**What to produce**
Reproduce the listing below exactly, beginning with its first line and ending with the line that holds "0.85, 1.43, 1.42];"; pictures are not part of the copy.

**Data shown**
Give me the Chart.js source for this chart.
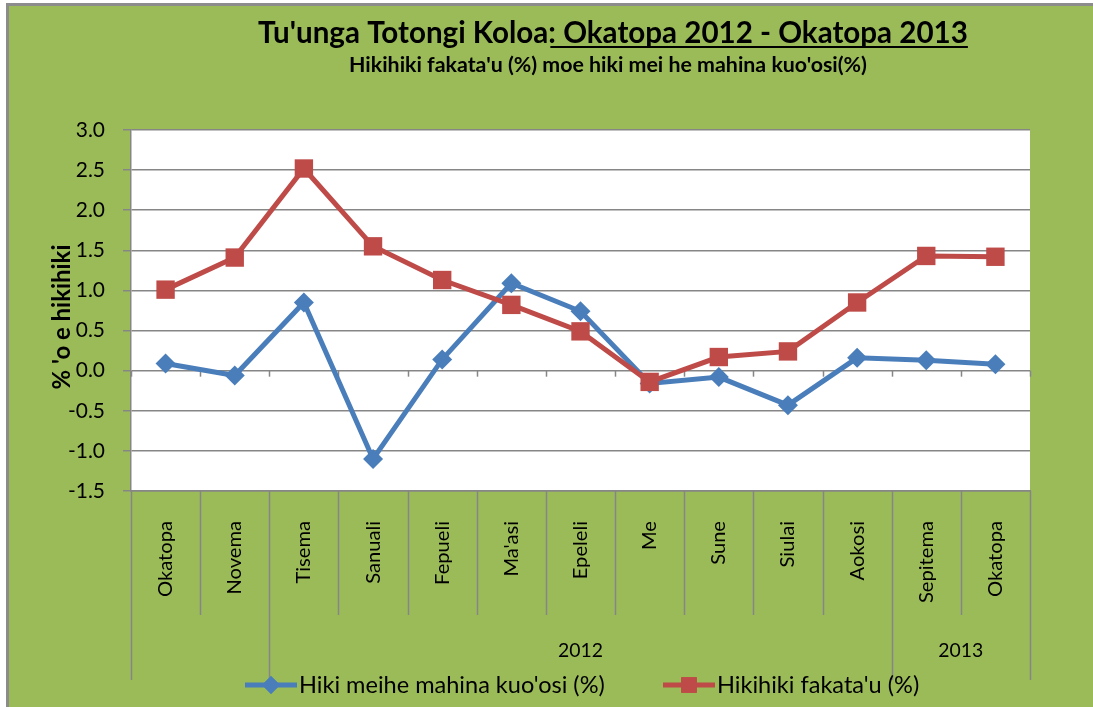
<!DOCTYPE html>
<html>
<head>
<meta charset="utf-8">
<script src="https://cdn.jsdelivr.net/npm/chart.js@4.4.0/dist/chart.umd.min.js"></script>
<style>
  html, body { margin: 0; padding: 0; background: #fff; }
</style>
</head>
<body>
<canvas id="cpiChart" width="1093" height="707"></canvas>
<script>
// mahina (categories)
const months = ['Okatopa', 'Novema', 'Tisema', 'Sanuali', 'Fepueli', "Ma'asi", 'Epeleli', 'Me', 'Sune', 'Siulai', 'Aokosi', 'Sepitema', 'Okatopa'];
// year row under the months: label + first / last-exclusive month index
const yearLabels = ['', '2012', '2013'];
const yearStarts = [0, 2, 11];
const yearEnds = [2, 11, 13];

const monthlyChange = [0.09, -0.06, 0.85, -1.10, 0.14, 1.09, 0.74, -0.16, -0.08, -0.43, 0.16, 0.13, 0.08];
const annualChange = [1.01, 1.41, 2.52, 1.55, 1.13, 0.82, 0.49, -0.14, 0.17, 0.24, 0.85, 1.43, 1.42];

const seriesNames = ["Hiki meihe mahina kuo'osi (%)", "Hikihiki fakata'u (%)"];
const yMin = -1.5, yMax = 3.0, yStep = 0.5;

const titleMain = "Tu'unga Totongi Koloa";
const titleUnder = ": Okatopa 2012 - Okatopa 2013";
const subTitle = "Hikihiki fakata'u (%) moe hiki mei he mahina kuo'osi(%)";
const yTitle = "% 'o e hikihiki";

const FONT = 'Lato, "Open Sans", sans-serif';
const BLUE = '#4A7EBB';
const RED = '#BE4B48';
const GRID = '#868686';

// the original uses Calibri, so size the substitute font by the width the text had there
function fitSize(text, weight, target) {
  const c = document.createElement('canvas').getContext('2d');
  c.font = weight + ' 100px ' + FONT;
  return 100 * target / c.measureText(text).width;
}
const titleSize = fitSize(titleMain + titleUnder, 'bold', 710);
const subSize = fitSize(subTitle, 'bold', 518);
const yTitleSize = fitSize(yTitle, 'bold', 145);
const catSize = fitSize('Okatopa', 'normal', 76);
const legendSize = fitSize(seriesNames[0], 'normal', 306);
const numSize = fitSize('-1.5', 'normal', 37);
const yearSize = fitSize('2012', 'normal', 45);

const excelLook = {
  id: 'excelLook',
  beforeDraw(chart) {
    const { ctx, chartArea: a, width, height } = chart;
    ctx.save();
    ctx.fillStyle = '#fff';
    ctx.fillRect(0, 0, width, height);
    ctx.fillStyle = '#9BBB59';
    ctx.fillRect(6, 3, width - 6, height - 3);
    ctx.fillStyle = '#8c8c8c';
    ctx.fillRect(6, 3, 3, height - 3);
    ctx.fillRect(6, 3, width - 6, 3);
    ctx.fillStyle = '#fff';
    ctx.fillRect(a.left, a.top, a.right - a.left, a.bottom - a.top);
    ctx.restore();
  },
  beforeDatasetsDraw(chart) {
    // small ticks on the zero line
    const { ctx } = chart;
    const xs = chart.scales.x, ys = chart.scales.y;
    const y0 = ys.getPixelForValue(0);
    ctx.save();
    ctx.strokeStyle = GRID;
    ctx.lineWidth = 1.5;
    for (let i = 0; i <= months.length; i++) {
      const x = Math.round(xs.getPixelForValue(i - 0.5)) + 0.5;
      ctx.beginPath();
      ctx.moveTo(x, y0);
      ctx.lineTo(x, y0 + 6);
      ctx.stroke();
    }
    ctx.restore();
  },
  afterDraw(chart) {
    const { ctx, chartArea: a } = chart;
    const xs = chart.scales.x;
    ctx.save();

    // separators under the axis
    ctx.strokeStyle = GRID;
    ctx.lineWidth = 1.5;
    for (let i = 0; i <= months.length; i++) {
      const x = Math.round(xs.getPixelForValue(i - 0.5)) + 0.5;
      const isGroup = yearStarts.includes(i) || yearEnds.includes(i);
      ctx.beginPath();
      ctx.moveTo(x, a.bottom);
      ctx.lineTo(x, isGroup ? 680 : 615);
      ctx.stroke();
    }

    // year labels
    ctx.fillStyle = '#000';
    ctx.font = yearSize + 'px ' + FONT;
    ctx.textAlign = 'center';
    ctx.textBaseline = 'middle';
    yearLabels.forEach((lab, k) => {
      const x0 = xs.getPixelForValue(yearStarts[k] - 0.5);
      const x1 = xs.getPixelForValue(yearEnds[k] - 0.5);
      ctx.fillText(lab, (x0 + x1) / 2, 651);
    });

    // title with underlined part
    ctx.font = 'bold ' + titleSize + 'px ' + FONT;
    ctx.textAlign = 'left';
    ctx.textBaseline = 'alphabetic';
    const w1 = ctx.measureText(titleMain).width;
    const w2 = ctx.measureText(titleUnder).width;
    const tx = 613 - (w1 + w2) / 2;
    ctx.fillText(titleMain, tx, 43);
    ctx.fillText(titleUnder, tx + w1, 43);
    ctx.fillRect(tx + w1 + 2, 46, w2 - 2, 2);

    ctx.font = 'bold ' + subSize + 'px ' + FONT;
    ctx.textAlign = 'center';
    ctx.textBaseline = 'middle';
    ctx.fillText(subTitle, 608, 65);

    // y axis title
    ctx.save();
    ctx.translate(62, 317);
    ctx.rotate(-Math.PI / 2);
    ctx.font = 'bold ' + yTitleSize + 'px ' + FONT;
    ctx.fillText(yTitle, 0, 0);
    ctx.restore();

    // legend
    const items = [
      { x: 245, color: BLUE, style: 'rectRot', r: 9 },
      { x: 663, color: RED, style: 'rect', r: 11 }
    ];
    ctx.font = legendSize + 'px ' + FONT;
    ctx.textAlign = 'left';
    items.forEach((it, k) => {
      const y = 685;
      ctx.strokeStyle = it.color;
      ctx.lineWidth = 5;
      ctx.beginPath();
      ctx.moveTo(it.x, y);
      ctx.lineTo(it.x + 52, y);
      ctx.stroke();
      ctx.fillStyle = it.color;
      Chart.helpers.drawPoint(ctx, { pointStyle: it.style, radius: it.r, borderWidth: 0 }, it.x + 26, y);
      ctx.fill();
      ctx.fillStyle = '#000';
      ctx.textBaseline = 'middle';
      ctx.fillText(seriesNames[k], it.x + 54, y);
    });

    ctx.restore();
  }
};

document.addEventListener('DOMContentLoaded', function() {
  const ctx = document.getElementById('cpiChart');
  new Chart(ctx, {
    type: 'line',
    data: {
      labels: months,
      datasets: [{
        label: seriesNames[0],
        data: monthlyChange,
        borderColor: BLUE,
        backgroundColor: BLUE,
        borderWidth: 5,
        pointStyle: 'rectRot',
        pointRadius: 10,
        pointBorderWidth: 0,
        tension: 0,
        order: 1
      },
      {
        label: seriesNames[1],
        data: annualChange,
        borderColor: RED,
        backgroundColor: RED,
        borderWidth: 5,
        pointStyle: 'rect',
        pointRadius: 13,
        pointBorderWidth: 0,
        tension: 0,
        order: 0
      }]
    },
    options: {
      responsive: false,
      animation: false,
      devicePixelRatio: 1,
      layout: {
        padding: { top: 130, right: 63, bottom: 0, left: 0 }
      },
      plugins: {
        legend: { display: false },
        title: { display: false },
        tooltip: { enabled: false }
      },
      scales: {
        x: {
          offset: true,
          afterFit(s) { s.height = 216; },
          grid: { display: false },
          border: { display: true, color: GRID, width: 1.5 },
          ticks: {
            autoSkip: false,
            minRotation: 90,
            maxRotation: 90,
            padding: 22,
            color: '#000',
            font: { family: FONT, size: catSize }
          }
        },
        y: {
          min: yMin,
          max: yMax,
          afterFit(s) { s.width = 131; },
          grid: { color: GRID, lineWidth: 1.5, tickLength: 8 },
          border: { display: true, color: GRID, width: 1.5 },
          ticks: {
            stepSize: yStep,
            padding: 18,
            color: '#000',
            font: { family: FONT, size: numSize },
            callback: v => v.toFixed(1)
          }
        }
      }
    },
    plugins: [excelLook]
  });
});
</script>
</body>
</html>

**Response**
Give me the Chart.js source for this chart.
<!DOCTYPE html>
<html>
<head>
<meta charset="utf-8">
<script src="https://cdn.jsdelivr.net/npm/chart.js@4.4.0/dist/chart.umd.min.js"></script>
<style>
  html, body { margin: 0; padding: 0; background: #fff; }
</style>
</head>
<body>
<canvas id="cpiChart" width="1093" height="707"></canvas>
<script>
// mahina (categories)
const months = ['Okatopa', 'Novema', 'Tisema', 'Sanuali', 'Fepueli', "Ma'asi", 'Epeleli', 'Me', 'Sune', 'Siulai', 'Aokosi', 'Sepitema', 'Okatopa'];
// year row under the months: label + first / last-exclusive month index
const yearLabels = ['', '2012', '2013'];
const yearStarts = [0, 2, 11];
const yearEnds = [2, 11, 13];

const monthlyChange = [0.09, -0.06, 0.85, -1.10, 0.14, 1.09, 0.74, -0.16, -0.08, -0.43, 0.16, 0.13, 0.08];
const annualChange = [1.01, 1.41, 2.52, 1.55, 1.13, 0.82, 0.49, -0.14, 0.17, 0.24, 0.85, 1.43, 1.42];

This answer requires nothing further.